3
votes

I'm performing pairwise Wilcoxon test with a simple data set and get surprising results. Comparing group A and C using the full set (A, B and C) returns a p-value different than comparing A and C with a data subset (A and C groups only).

dfx <- data.frame(group = c(rep('A', 8), rep('B', 15), rep('C', 6)), sex = sample(c("M", "F"), size = 29, replace = TRUE), age = runif(n = 29, min = 18, max = 54))
pairwise.wilcox.test(dfx$age, dfx$group, pool.sd=F, paired=F)

Pairwise comparisons using Wilcoxon rank sum test 
data:  dfx$age and dfx$group 
  A    B   
B 0.55 -   
C 0.13 0.19
P value adjustment method: holm 

dfx.ac<-dfx[which(dfx$group!='B'),]
pairwise.wilcox.test(dfx.ac$age, dfx.ac$group, pool.sd=F, paired=F)

Pairwise comparisons using Wilcoxon rank sum test 
data:  dfx.ac$age and dfx.ab$group 
  A    
C 0.043
P value adjustment method: holm 

Using Wilcoxon test on individual data returns the same p-value.

a<-dfx[which(dfx$group=='A'),]$age
c<-dfx[which(dfx$group=='C'),]$age
wilcox.test(a,c)
W = 8, p-value = 0.04262

wilcox.test(dfx.ac$age~dfx.ac$group)
W = 8, p-value = 0.04262

What do I do wrong with pairwise.wilcox.test(dfx$age, dfx$group, pool.sd=F, paired=F) ?

Same difference if I compare a set of 3 groups or 4 groups. dfx <- data.frame( group = c(rep('A', 8), rep('B', 15), rep('C', 6), rep('D', 9)), sex = sample(c("M", "F"), size = 38, replace = TRUE), age = runif(n = 38, min = 18, max = 54))

dfx.nb<-dfx[which(dfx$group!='B'),]

pairwise.wilcox.test(dfx$age,dfx$group, pool.sd=F, paired=F)
  A    B    C   
B 1.00 -    -   
C 0.57 0.62 -   
D 0.56 0.56 1.00

pairwise.wilcox.test(dfx.nb$age,dfx.nb$group, pool.sd=F, paired=F)
  A    C   
C 0.28 -   
D 0.28 0.95
1

1 Answers

4
votes

Check ?pairwise.wilcox.test. This function implements a correction for multiple comparison which accounts for the difference.

Edited to add:

When you make a single comparison, then a p-value of P can be interpreted to mean that the probability of obtaining the observed data under the null hypothesis of no effect equals P. So if we want to make sure that the probability of observing our data under the null hypothesis of no effect is less than 0.05, we simply have to check whether or not p<0.05 (in statistics, we call the threshold for significance alpha, and frequently are interested in whether p < alpha=0.05). But if you compare a large number of groups, then the probability that you will find at least one p-value less than alpha is much greater than alpha!

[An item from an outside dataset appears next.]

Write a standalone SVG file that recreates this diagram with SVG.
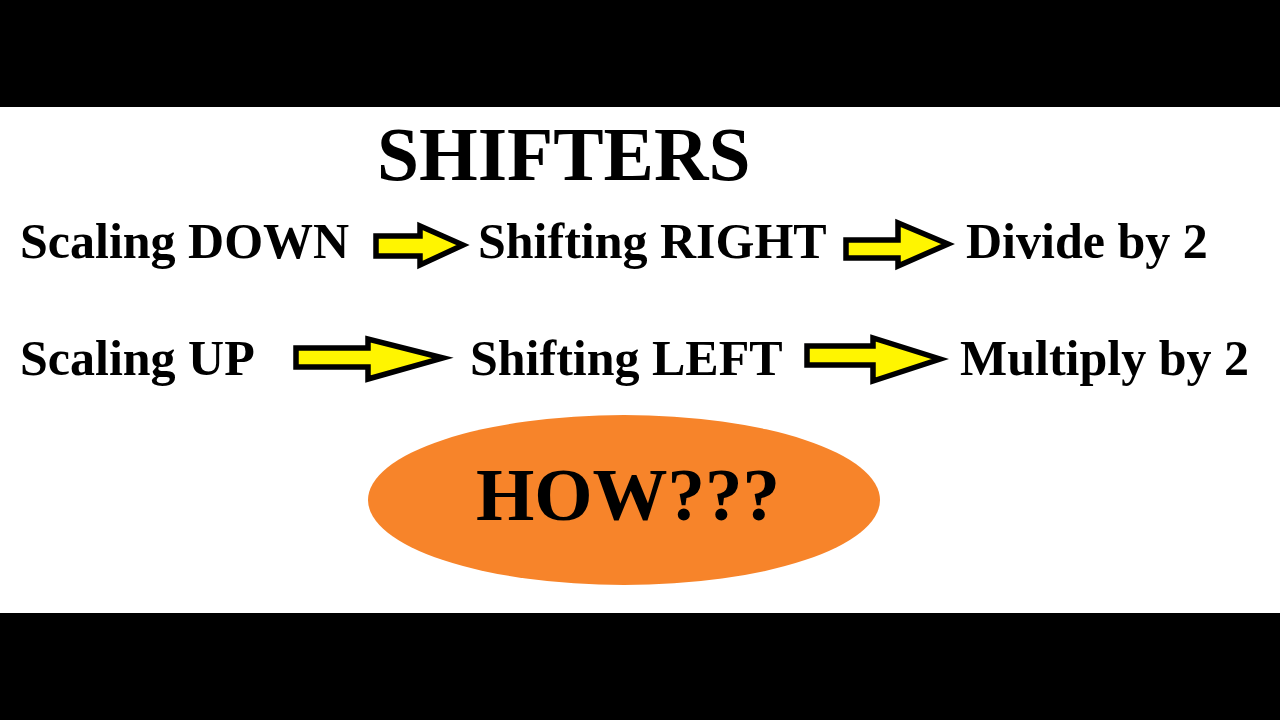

For example, imagine I do two independent comparisons. If the null hypothesis is true, then each has a probability 0.05 of yielding a p-value less than alpha=0.05. But the chance that at least one of them will yield a p-value less than alpha=0.05 is 1-0.95*0.95 = 0.0975. So we have nearly a 1-in-10 chance of a type I error (if the null hypothesis is correct). If we do 100 comparisons, we can be almost certain that we will commit a type I error if we interpret our p-values uncritically.

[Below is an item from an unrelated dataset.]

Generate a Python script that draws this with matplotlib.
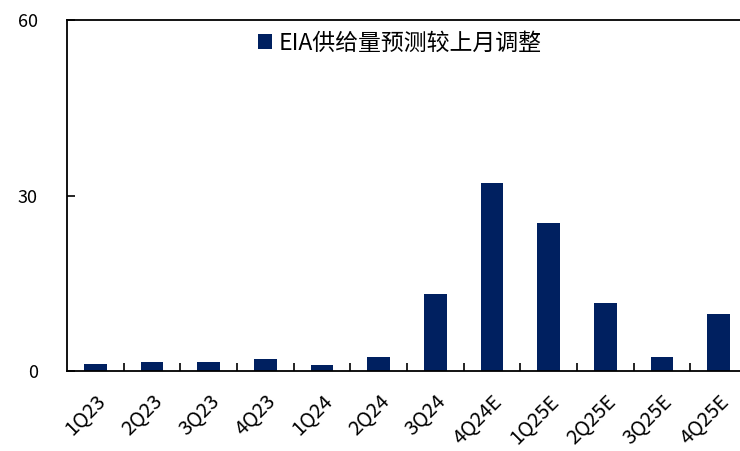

To avoid this, we can "adjust" the p-values to ensure that we control the type I error rate. The most conservative option, known as Bonferroni correction, is to adjust alpha by dividing it by the number of comparisons we perform (which has an effect similar to multiplying our p-values by the number of comparisons).

pairwise.wilcox.test is automatically adjusting the p-values so that they can be interpreted against alpha=0.05 without badly inflating the type I error rate. The more comparisons you make, the more the p-values need to be adjusted in order to control the type 1 error rate. [As an aside, note that the correction is a bit complicated, because the three comparisons are no longer fully independent of one another (you can see this by noting that (a > b) & (b > c) implies a > c). In practice, we usually don't take this non-independence into account when we perform the adjustments.]

The adjustment method defines how pairwise.wilcox.test estimates the necessary adjustment. Changing the adjustment method would change the details of how the necessary adjustment is estimated, and could change your p-values. The adjustment method Holm presumably implements the Holm-Bonferroni method.